Learning to Hash Naturally Sorts
- URL: http://arxiv.org/abs/2201.13322v1
- Date: Mon, 31 Jan 2022 16:19:02 GMT
- Title: Learning to Hash Naturally Sorts
- Authors: Yuming Shen, Jiaguo Yu, Haofeng Zhang, Philip H.S. Torr, Menghan Wang
- Abstract summary: We introduce Naturally-Sorted Hashing (NSH) to train a deep hashing model with sorted results end-to-end.
NSH sort the Hamming distances of samples' hash codes and accordingly gather their latent representations for self-supervised training.
We describe a novel Sorted Noise-Contrastive Estimation (SortedNCE) loss that selectively picks positive and negative samples for contrastive learning.

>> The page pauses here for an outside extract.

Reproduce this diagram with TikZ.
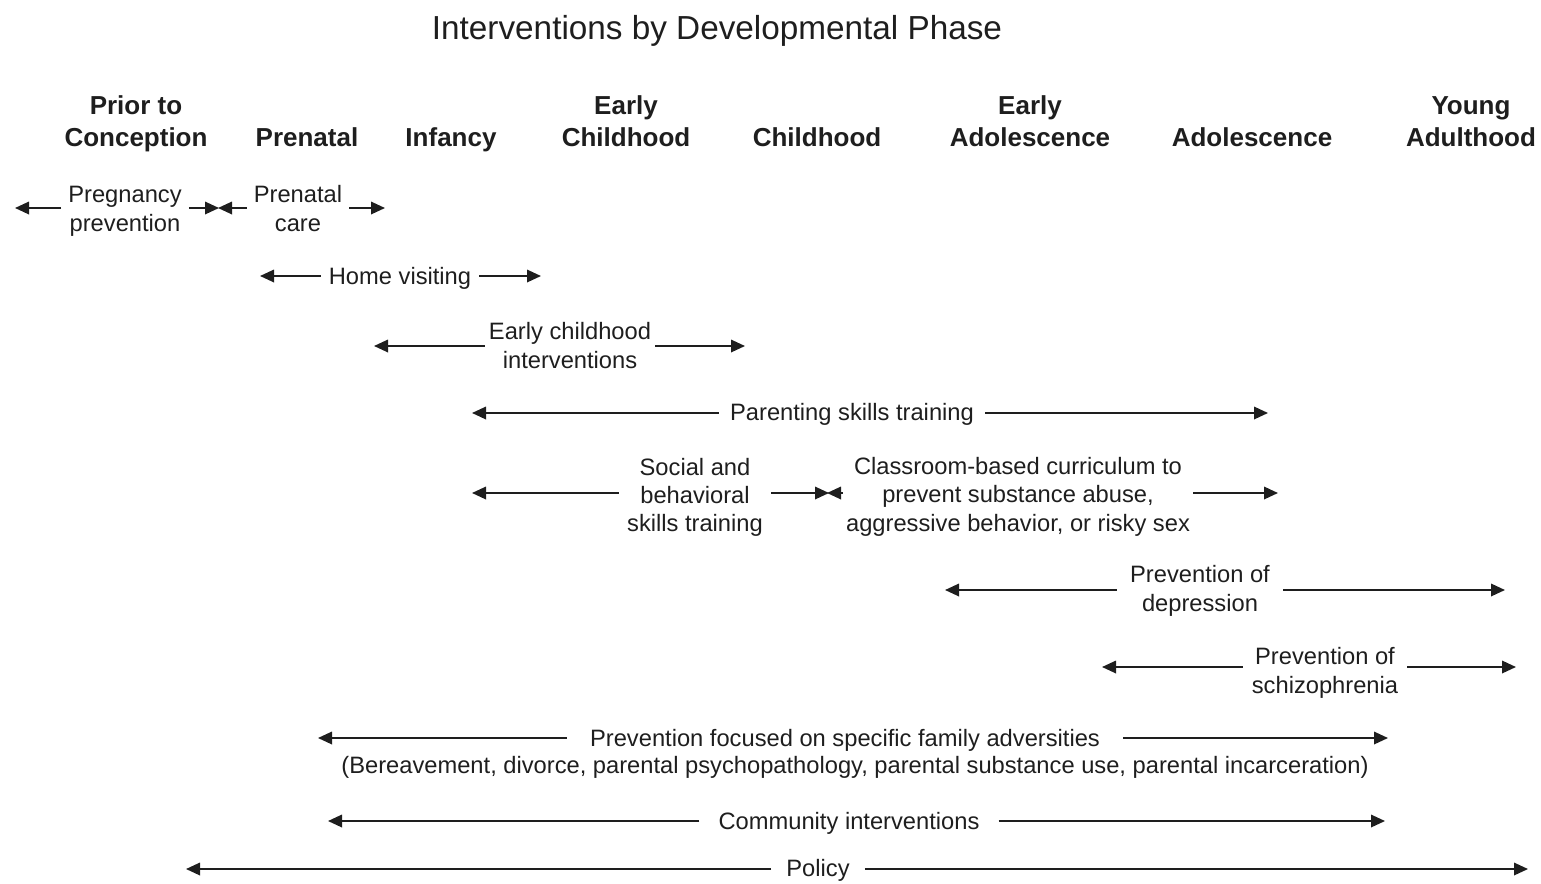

- Score: 84.90210592082829
- License: http://arxiv.org/licenses/nonexclusive-distrib/1.0/
- Abstract: Locality sensitive hashing pictures a list-wise sorting problem. Its testing
metrics, e.g., mean-average precision, count on a sorted candidate list ordered
by pair-wise code similarity. However, scarcely does one train a deep hashing
model with the sorted results end-to-end because of the non-differentiable
nature of the sorting operation. This inconsistency in the objectives of
training and test may lead to sub-optimal performance since the training loss
often fails to reflect the actual retrieval metric. In this paper, we tackle
this problem by introducing Naturally-Sorted Hashing (NSH). We sort the Hamming
distances of samples' hash codes and accordingly gather their latent
representations for self-supervised training. Thanks to the recent advances in
differentiable sorting approximations, the hash head receives gradients from
the sorter so that the hash encoder can be optimized along with the training
procedure. Additionally, we describe a novel Sorted Noise-Contrastive
Estimation (SortedNCE) loss that selectively picks positive and negative
samples for contrastive learning, which allows NSH to mine data semantic
relations during training in an unsupervised manner. Our extensive experiments
show the proposed NSH model significantly outperforms the existing unsupervised
hashing methods on three benchmarked datasets.